Planetary population synthesis coupled with atmospheric escape: a statistical view of evaporation

We apply hydrodynamic evaporation models to different synthetic planet populations that were obtained from a planet formation code based on a core-accretion paradigm. We investigated the evolution of the planet populations using several evaporation models, which are distinguished by the driving force of the escape flow (X-ray or EUV), the heating efficiency in energy-limited evaporation regimes, or both. Although the mass distribution of the planet populations is barely affected by evaporation, the radius distribution clearly shows a break at approximately 2 $R_{\oplus}$. We find that evaporation can lead to a bimodal distribution of planetary sizes (Owen & Wu 2013) and to an "evaporation valley" running diagonally downwards in the orbital distance - planetary radius plane, separating bare cores from low-mass planet that have kept some primordial H/He.
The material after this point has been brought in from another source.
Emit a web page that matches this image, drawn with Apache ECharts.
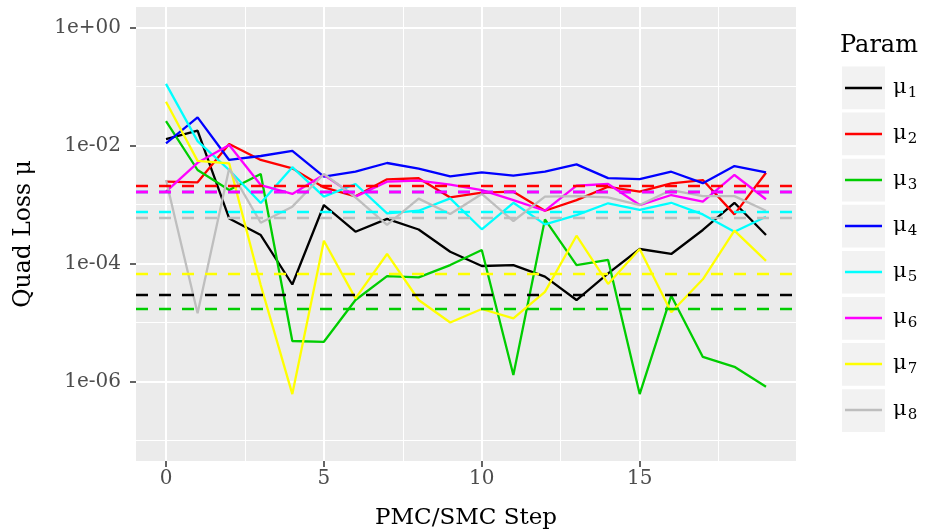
<!DOCTYPE html>
<html><head><meta charset="utf-8">
<script src="https://cdn.jsdelivr.net/npm/echarts@6/dist/echarts.min.js"></script>
<style>html,body{margin:0;padding:0;background:#fff}#c{width:925px;height:531px}</style>
</head><body><div id="c"></div>
<script>
// ---- data ----
const steps = [0,1,2,3,4,5,6,7,8,9,10,11,12,13,14,15,16,17,18,19];
const paramNames = ['μ1','μ2','μ3','μ4','μ5','μ6','μ7','μ8'];
const paramColors = ['#000000','#FF0000','#00CD00','#0000FF','#00FFFF','#FF00FF','#FFFF00','#BEBEBE'];
const mu1 = [1.29e-2,1.79e-2,5.8e-4,3.04e-4,4.4e-5,9.8e-4,3.46e-4,5.7e-4,3.77e-4,1.58e-4,9.06e-5,9.4e-5,5.97e-5,2.4e-5,6.8e-5,1.76e-4,1.45e-4,3.7e-4,1.07e-3,3.04e-4];
const mu2 = [2.44e-3,2.38e-3,1.06e-2,5.7e-3,4.1e-3,1.95e-3,1.38e-3,2.68e-3,2.79e-3,1.32e-3,1.59e-3,1.65e-3,7.85e-4,1.19e-3,2.0e-3,1.65e-3,2.29e-3,2.6e-3,6.8e-4,3.46e-3];
const mu3 = [2.6e-2,3.85e-3,1.76e-3,3.3e-3,4.84e-6,4.7e-6,2.4e-5,6.1e-5,5.8e-5,9.4e-5,1.69e-4,1.28e-6,5.6e-4,9.4e-5,1.15e-4,6.1e-7,2.84e-5,2.6e-6,1.77e-6,8.1e-7];
const mu4 = [1.09e-2,3.0e-2,5.7e-3,6.65e-3,8.1e-3,2.96e-3,3.6e-3,5.06e-3,4.08e-3,3.0e-3,3.5e-3,3.1e-3,3.6e-3,4.8e-3,2.8e-3,2.7e-3,3.6e-3,2.3e-3,4.5e-3,3.5e-3];
const mu5 = [0.111,1.19e-2,3.85e-3,1.06e-3,4.3e-3,1.36e-3,2.23e-3,7.1e-4,7.85e-4,1.27e-3,3.8e-4,1.07e-3,4.6e-4,6.6e-4,1.05e-3,8.1e-4,1.07e-3,6.8e-4,3.46e-4,6.2e-4];
const mu6 = [1.65e-3,5.1e-3,1.02e-2,2.14e-3,1.51e-3,3.2e-3,1.36e-3,2.44e-3,2.55e-3,2.18e-3,1.76e-3,1.19e-3,7.85e-4,2.09e-3,2.23e-3,9.8e-4,1.45e-3,1.12e-3,3.17e-3,1.23e-3];
const mu7 = [5.55e-2,5.5e-3,5.0e-3,4.3e-5,6.1e-7,2.43e-4,2.56e-5,1.45e-4,2.4e-5,1.0e-5,1.69e-5,1.17e-5,3.3e-5,2.96e-4,4.5e-5,1.76e-4,1.49e-5,5.4e-5,3.6e-4,1.11e-4];
const mu8 = [2.6e-3,1.43e-5,4.1e-3,4.9e-4,9.2e-4,3.3e-3,1.32e-3,4.5e-4,1.26e-3,6.9e-4,1.51e-3,5.25e-4,1.36e-3,1.39e-3,1.32e-3,9.8e-4,1.76e-3,1.39e-3,1.39e-3,7.85e-4];
const reference = [2.92e-5,2.06e-3,1.69e-5,1.61e-3,7.5e-4,1.61e-3,6.8e-5,6.07e-4];
const yTickValues = [1e-6,1e-4,1e-2,1];
const yTickLabels = ['1e-06','1e-04','1e-02','1e+00'];
const yMinorValues = [1e-7,1e-5,1e-3,1e-1];
const yLimits = [1e-7,1];
const xTicks = [0,5,10,15];
const xMinor = [2.5,7.5,12.5,17.5];

// ---- build ----
const FONT = '"DejaVu Serif", serif';
const lg = v => Math.log10(v);
const values = [mu1,mu2,mu3,mu4,mu5,mu6,mu7,mu8];
const yLo = lg(yLimits[0]), yHi = lg(yLimits[1]);
const yPad = (yHi - yLo) * 0.05;
const xPad = (steps[steps.length-1] - steps[0]) * 0.05;
const xMin = steps[0] - xPad, xMax = steps[steps.length-1] + xPad;
const yMin = yLo - yPad, yMax = yHi + yPad;
const LW = 2.3;

const series = [];
paramNames.forEach((name, i) => {
  series.push({
    name, type: 'line', xAxisIndex: 0, yAxisIndex: 0,
    data: steps.map((s, k) => [s, lg(values[i][k])]),
    symbol: 'none', showSymbol: false, silent: true,
    lineStyle: {color: paramColors[i], width: LW},
    itemStyle: {color: paramColors[i]},
    emphasis: {disabled: true}, z: 3
  });
});
paramNames.forEach((name, i) => {
  series.push({
    name: name + '_ref', type: 'line', xAxisIndex: 0, yAxisIndex: 0, data: [],
    silent: true, z: 4,
    markLine: {
      symbol: ['none','none'], silent: true, animation: false,
      label: {show: false}, emphasis: {disabled: true},
      lineStyle: {color: paramColors[i], width: LW, type: [12, 11], opacity: 1},
      data: [{yAxis: lg(reference[i])}]
    }
  });
});

const boxes = paramNames.map((n, i) => ({
  type: 'rect', left: 842, top: 66.5 + 46.1 * i, z: 0, silent: true,
  shape: {width: 43, height: 42.7}, style: {fill: '#F2F2F2'}
}));

const option = {
  animation: false,
  backgroundColor: '#FFFFFF',
  title: {text: 'Param', left: 840, top: 34, padding: 0,
    textStyle: {fontFamily: FONT, fontSize: 24, fontWeight: 'normal', color: '#000'}},
  grid: {left: 136, top: 7, right: 129, bottom: 70, show: true, backgroundColor: '#EBEBEB', borderWidth: 0,
    containLabel: false, outerBoundsMode: 'none'},
  legend: {
    data: paramNames, orient: 'vertical', left: 845, top: 65, padding: 0,
    icon: 'rect', itemWidth: 37, itemHeight: 2.6, itemGap: 0, selectedMode: false,
    formatter: n => '{m|' + n.charAt(0) + '}{s|' + n.slice(1) + '}',
    textStyle: {fontFamily: FONT, fontSize: 21, color: '#000', lineHeight: 46, padding: [0,0,0,6],
      rich: {
        m: {fontFamily: FONT, fontSize: 21, color: '#000', lineHeight: 46},
        s: {fontFamily: FONT, fontSize: 15, color: '#000', lineHeight: 15, padding: [10,0,0,1]}
      }}
  },
  graphic: boxes,
  xAxis: [
    {type: 'value', min: xMin, max: xMax, position: 'bottom',
     name: 'PMC/SMC Step', nameLocation: 'middle', nameGap: 46,
     nameTextStyle: {fontFamily: FONT, fontSize: 23, color: '#000'},
     axisLine: {show: false, onZero: false},
     axisTick: {show: true, length: 6, lineStyle: {color: '#333333', width: 1.5}, customValues: xTicks},
     axisLabel: {show: true, fontFamily: FONT, fontSize: 20, color: '#4D4D4D', margin: 8, customValues: xTicks},
     splitLine: {show: true, lineStyle: {color: '#FFFFFF', width: 2}}},
    {type: 'value', min: xMin, max: xMax, position: 'bottom',
     axisLine: {show: false, onZero: false}, axisTick: {show: false, customValues: xMinor}, axisLabel: {show: false},
     splitLine: {show: true, lineStyle: {color: '#FFFFFF', width: 1}}}
  ],
  yAxis: [
    {type: 'value', min: yMin, max: yMax, position: 'left',
     name: 'Quad Loss μ', nameLocation: 'middle', nameGap: 100, nameRotate: 90,
     nameTextStyle: {fontFamily: FONT, fontSize: 23.5, color: '#000'},
     axisLine: {show: false, onZero: false},
     axisTick: {show: true, length: 6, lineStyle: {color: '#333333', width: 1.5}, customValues: yTickValues.map(lg)},
     axisLabel: {show: true, fontFamily: FONT, fontSize: 20, color: '#4D4D4D', margin: 15,
       customValues: yTickValues.map(lg),
       formatter: v => { const i = yTickValues.findIndex(t => Math.abs(lg(t) - v) < 1e-6); return i >= 0 ? yTickLabels[i] : ''; }},
     splitLine: {show: true, lineStyle: {color: '#FFFFFF', width: 2}}},
    {type: 'value', min: yMin, max: yMax, position: 'left',
     axisLine: {show: false, onZero: false}, axisTick: {show: false, customValues: yMinorValues.map(lg)}, axisLabel: {show: false},
     splitLine: {show: true, lineStyle: {color: '#FFFFFF', width: 1}}}
  ],
  series
};
const chart = echarts.init(document.getElementById('c'), null, {renderer: 'canvas'});
chart.setOption(option);
</script></body></html>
Furthermore, this bimodal distribution is related to the initial characteristics of the planetary populations because low-mass planetary cores can only accrete small primordial H/He envelopes and their envelope masses are proportional to their core masses. We also find that the population-wide effect of evaporation is not sensitive to the heating efficiency of energy-limited description. However, in two extreme cases, namely without evaporation or with a 100\% heating efficiency in an evaporation model, the final size distributions show significant differences; these two scenarios can be ruled out from the size distribution of $Kepler$ candidates.